Si fanno chiamare Cyborgs 0 e Cyborgs 1, vengono dal futuro e suonano blues, electro-boogie per meglio inquadrare la loro definizione. La storia di questo duo romano, composto da chitarra e batteria, comincia nel 2011 quando pubblicano l'omonimo album d'esordio, ben criticato ma pubblicamente poco riconosciuto; un Lp, "The Cyborgs", carico di freschezza sebbene proponesse un blues ancestrale, immerso nella stagnanti paludi americane della Lousiana e dell'Alabama.
Con il sophomore "Electric Chair", nuovamente prodotto dall'etichetta torinese INRI (Linea 77 tra le prime linee), i Cyborgs compiono un passo indietro a livello di inventiva, nonostante l'album sia certamente ben registrato e missato. Il microfono che da voce a Cyborg 1 è ancora inserito all'interno della maschera da saldatore che copre le facce dei due bluesmen, ma risulta essere in linea con la pulizia della registrazione, quindi meno grezzo e più "raffinato".
Il fuzzy-boogie-blues non tarda a emergere con scariche elettriche come "Hi Ha Doobie Do Ha", "Electric Chair" e "Claustrophobic", mix di boogie e sudore da lavoro nei campi. Da tralasciare certamente le due uscite extra-session, "Gag Time" e la cover di "My Sharona" dei Knack, mal riuscita riproposizione di una canzone tanto trascinante quanto difficile da coprire di innovativo, qualsiasi sia la salsa con la quale si provi a condirla.

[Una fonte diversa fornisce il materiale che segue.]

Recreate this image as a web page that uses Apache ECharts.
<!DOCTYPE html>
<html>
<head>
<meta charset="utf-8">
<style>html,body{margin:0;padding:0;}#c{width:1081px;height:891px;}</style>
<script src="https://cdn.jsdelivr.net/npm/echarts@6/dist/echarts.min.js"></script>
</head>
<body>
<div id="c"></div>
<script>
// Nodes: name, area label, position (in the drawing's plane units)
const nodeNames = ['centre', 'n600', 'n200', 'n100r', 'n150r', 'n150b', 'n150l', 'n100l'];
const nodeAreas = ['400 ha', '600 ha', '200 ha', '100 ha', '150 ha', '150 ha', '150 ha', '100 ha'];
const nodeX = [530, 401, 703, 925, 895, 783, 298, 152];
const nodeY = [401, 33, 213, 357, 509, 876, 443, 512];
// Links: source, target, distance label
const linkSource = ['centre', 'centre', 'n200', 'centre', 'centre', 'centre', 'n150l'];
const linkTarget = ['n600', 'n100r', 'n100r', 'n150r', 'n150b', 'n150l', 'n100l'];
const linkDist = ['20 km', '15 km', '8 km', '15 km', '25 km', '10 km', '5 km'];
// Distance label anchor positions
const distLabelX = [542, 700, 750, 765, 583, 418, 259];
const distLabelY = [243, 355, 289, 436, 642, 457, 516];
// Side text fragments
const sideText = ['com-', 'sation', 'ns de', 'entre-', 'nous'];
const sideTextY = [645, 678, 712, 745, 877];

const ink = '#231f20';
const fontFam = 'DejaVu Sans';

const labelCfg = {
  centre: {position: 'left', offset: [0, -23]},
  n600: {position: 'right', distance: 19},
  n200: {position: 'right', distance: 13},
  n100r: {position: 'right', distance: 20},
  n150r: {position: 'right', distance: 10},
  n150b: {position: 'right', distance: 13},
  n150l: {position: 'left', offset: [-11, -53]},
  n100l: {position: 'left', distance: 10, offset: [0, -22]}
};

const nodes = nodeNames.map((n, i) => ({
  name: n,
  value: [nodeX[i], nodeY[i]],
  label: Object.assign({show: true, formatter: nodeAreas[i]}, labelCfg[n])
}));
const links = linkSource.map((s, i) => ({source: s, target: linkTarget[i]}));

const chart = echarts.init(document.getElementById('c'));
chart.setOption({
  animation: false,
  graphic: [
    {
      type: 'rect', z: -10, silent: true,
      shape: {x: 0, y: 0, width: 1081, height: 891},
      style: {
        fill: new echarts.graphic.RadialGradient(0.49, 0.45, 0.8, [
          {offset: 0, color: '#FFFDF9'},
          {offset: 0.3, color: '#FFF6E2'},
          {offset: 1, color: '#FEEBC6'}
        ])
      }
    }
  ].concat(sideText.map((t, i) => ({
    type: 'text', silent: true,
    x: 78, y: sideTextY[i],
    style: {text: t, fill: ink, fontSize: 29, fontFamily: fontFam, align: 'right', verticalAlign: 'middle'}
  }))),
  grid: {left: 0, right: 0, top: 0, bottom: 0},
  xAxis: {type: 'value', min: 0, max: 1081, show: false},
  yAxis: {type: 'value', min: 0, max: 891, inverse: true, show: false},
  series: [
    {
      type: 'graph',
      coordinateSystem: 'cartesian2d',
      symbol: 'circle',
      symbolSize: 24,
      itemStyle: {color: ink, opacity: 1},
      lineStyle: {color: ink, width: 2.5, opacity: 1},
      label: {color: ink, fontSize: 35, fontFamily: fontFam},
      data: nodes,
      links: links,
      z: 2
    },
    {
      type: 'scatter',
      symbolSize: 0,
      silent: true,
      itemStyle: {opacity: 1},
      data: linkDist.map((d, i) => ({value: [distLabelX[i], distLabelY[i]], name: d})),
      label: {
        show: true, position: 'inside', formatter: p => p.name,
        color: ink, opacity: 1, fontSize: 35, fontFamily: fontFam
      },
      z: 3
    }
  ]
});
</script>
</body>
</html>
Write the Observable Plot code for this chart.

Molto più gradevoli e interessanti le iniziative di tribal-blues di "Last War" (miglior traccia del disco) e la precedente "I Know You Know", ottimo mix tra passato e futuro, con i tanto attesi lamenti solistici di chitarra, poco presenti fin lì nel percorso globale d'ascolto.
"Electric Chair" è un album che nasce da una band che ringhia, trascinando molto più sulla scena live che su formato fisico; sommata questa questione alla prova del secondo Lp, ci rimane comunque nelle orecchie una voce che suggerisce di aspettare ancora e credere in questo fuzzy-blues dalle tinte futuristiche.